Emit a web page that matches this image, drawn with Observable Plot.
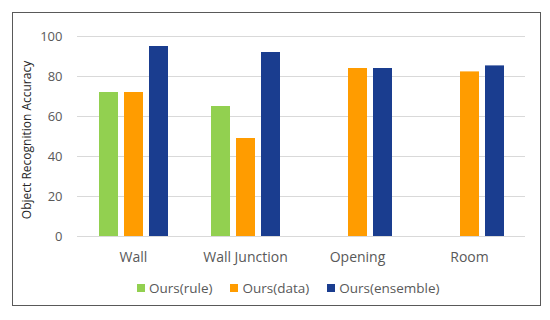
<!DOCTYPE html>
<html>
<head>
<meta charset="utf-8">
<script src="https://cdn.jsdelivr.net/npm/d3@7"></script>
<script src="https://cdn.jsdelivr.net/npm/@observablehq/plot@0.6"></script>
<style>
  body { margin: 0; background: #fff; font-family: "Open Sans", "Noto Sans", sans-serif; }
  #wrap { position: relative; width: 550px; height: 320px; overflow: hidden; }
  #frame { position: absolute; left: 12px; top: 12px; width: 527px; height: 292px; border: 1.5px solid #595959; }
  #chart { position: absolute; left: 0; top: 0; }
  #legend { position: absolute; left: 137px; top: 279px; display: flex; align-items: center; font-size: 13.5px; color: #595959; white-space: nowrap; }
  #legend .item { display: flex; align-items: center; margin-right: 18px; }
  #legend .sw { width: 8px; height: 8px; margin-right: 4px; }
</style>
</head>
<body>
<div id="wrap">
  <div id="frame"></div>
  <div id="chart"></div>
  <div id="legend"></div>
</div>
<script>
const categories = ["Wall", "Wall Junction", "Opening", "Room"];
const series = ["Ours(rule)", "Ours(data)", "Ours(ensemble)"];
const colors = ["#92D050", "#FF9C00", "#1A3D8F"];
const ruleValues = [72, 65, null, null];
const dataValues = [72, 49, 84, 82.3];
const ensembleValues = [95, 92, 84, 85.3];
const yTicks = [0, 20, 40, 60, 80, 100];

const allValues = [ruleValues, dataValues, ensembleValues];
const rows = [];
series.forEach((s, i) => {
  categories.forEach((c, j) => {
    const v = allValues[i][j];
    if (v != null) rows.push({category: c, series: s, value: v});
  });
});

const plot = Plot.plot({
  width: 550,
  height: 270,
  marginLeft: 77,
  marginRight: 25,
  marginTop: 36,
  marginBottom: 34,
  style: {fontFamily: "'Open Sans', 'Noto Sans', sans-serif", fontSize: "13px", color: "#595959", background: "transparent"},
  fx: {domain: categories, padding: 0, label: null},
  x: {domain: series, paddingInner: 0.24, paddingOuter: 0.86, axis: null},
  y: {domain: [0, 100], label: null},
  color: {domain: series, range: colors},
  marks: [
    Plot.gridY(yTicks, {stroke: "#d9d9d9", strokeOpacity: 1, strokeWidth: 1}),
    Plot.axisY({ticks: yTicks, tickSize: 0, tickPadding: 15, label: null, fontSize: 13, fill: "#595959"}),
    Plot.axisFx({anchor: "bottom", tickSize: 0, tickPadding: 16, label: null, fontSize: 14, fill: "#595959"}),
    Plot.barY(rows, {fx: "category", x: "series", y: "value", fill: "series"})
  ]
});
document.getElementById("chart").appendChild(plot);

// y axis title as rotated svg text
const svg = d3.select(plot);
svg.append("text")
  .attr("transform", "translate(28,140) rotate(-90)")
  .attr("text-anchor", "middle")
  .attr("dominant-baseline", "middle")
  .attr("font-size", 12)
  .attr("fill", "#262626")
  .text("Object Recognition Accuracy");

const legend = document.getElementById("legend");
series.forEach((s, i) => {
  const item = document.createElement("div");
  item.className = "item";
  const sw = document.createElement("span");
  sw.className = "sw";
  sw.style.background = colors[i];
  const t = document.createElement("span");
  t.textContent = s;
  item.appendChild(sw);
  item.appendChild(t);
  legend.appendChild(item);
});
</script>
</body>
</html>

Direction |
Set the pictures aside and transcribe the data above exactly.

Exercise solution |
Emit a web page that matches this image, drawn with Observable Plot.
<!DOCTYPE html>
<html>
<head>
<meta charset="utf-8">
<script src="https://cdn.jsdelivr.net/npm/d3@7"></script>
<script src="https://cdn.jsdelivr.net/npm/@observablehq/plot@0.6"></script>
<style>
  body { margin: 0; background: #fff; font-family: "Open Sans", "Noto Sans", sans-serif; }
  #wrap { position: relative; width: 550px; height: 320px; overflow: hidden; }
  #frame { position: absolute; left: 12px; top: 12px; width: 527px; height: 292px; border: 1.5px solid #595959; }
  #chart { position: absolute; left: 0; top: 0; }
  #legend { position: absolute; left: 137px; top: 279px; display: flex; align-items: center; font-size: 13.5px; color: #595959; white-space: nowrap; }
  #legend .item { display: flex; align-items: center; margin-right: 18px; }
  #legend .sw { width: 8px; height: 8px; margin-right: 4px; }
</style>
</head>
<body>
<div id="wrap">
  <div id="frame"></div>
  <div id="chart"></div>
  <div id="legend"></div>
</div>
<script>
const categories = ["Wall", "Wall Junction", "Opening", "Room"];
const series = ["Ours(rule)", "Ours(data)", "Ours(ensemble)"];
const colors = ["#92D050", "#FF9C00", "#1A3D8F"];
const ruleValues = [72, 65, null, null];
const dataValues = [72, 49, 84, 82.3];
const ensembleValues = [95, 92, 84, 85.3];
const yTicks = [0, 20, 40, 60, 80, 100];

const allValues = [ruleValues, dataValues, ensembleValues];
const rows = [];
series.forEach((s, i) => {
  categories.forEach((c, j) => {
    const v = allValues[i][j];
    if (v != null) rows.push({category: c, series: s, value: v});
  });
});

const plot = Plot.plot({
  width: 550,
  height: 270,
  marginLeft: 77,
  marginRight: 25,
  marginTop: 36,
  marginBottom: 34,
  style: {fontFamily: "'Open Sans', 'Noto Sans', sans-serif", fontSize: "13px", color: "#595959", background: "transparent"},
  fx: {domain: categories, padding: 0, label: null},
  x: {domain: series, paddingInner: 0.24, paddingOuter: 0.86, axis: null},
  y: {domain: [0, 100], label: null},
  color: {domain: series, range: colors},
  marks: [
    Plot.gridY(yTicks, {stroke: "#d9d9d9", strokeOpacity: 1, strokeWidth: 1}),
    Plot.axisY({ticks: yTicks, tickSize: 0, tickPadding: 15, label: null, fontSize: 13, fill: "#595959"}),
    Plot.axisFx({anchor: "bottom", tickSize: 0, tickPadding: 16, label: null, fontSize: 14, fill: "#595959"}),
    Plot.barY(rows, {fx: "category", x: "series", y: "value", fill: "series"})
  ]
});
document.getElementById("chart").appendChild(plot);

// y axis title as rotated svg text
const svg = d3.select(plot);
svg.append("text")
  .attr("transform", "translate(28,140) rotate(-90)")
  .attr("text-anchor", "middle")
  .attr("dominant-baseline", "middle")
  .attr("font-size", 12)
  .attr("fill", "#262626")
  .text("Object Recognition Accuracy");

const legend = document.getElementById("legend");
series.forEach((s, i) => {
  const item = document.createElement("div");
  item.className = "item";
  const sw = document.createElement("span");
  sw.className = "sw";
  sw.style.background = colors[i];
  const t = document.createElement("span");
  t.textContent = s;
  item.appendChild(sw);
  item.appendChild(t);
  legend.appendChild(item);
});
</script>
</body>
</html>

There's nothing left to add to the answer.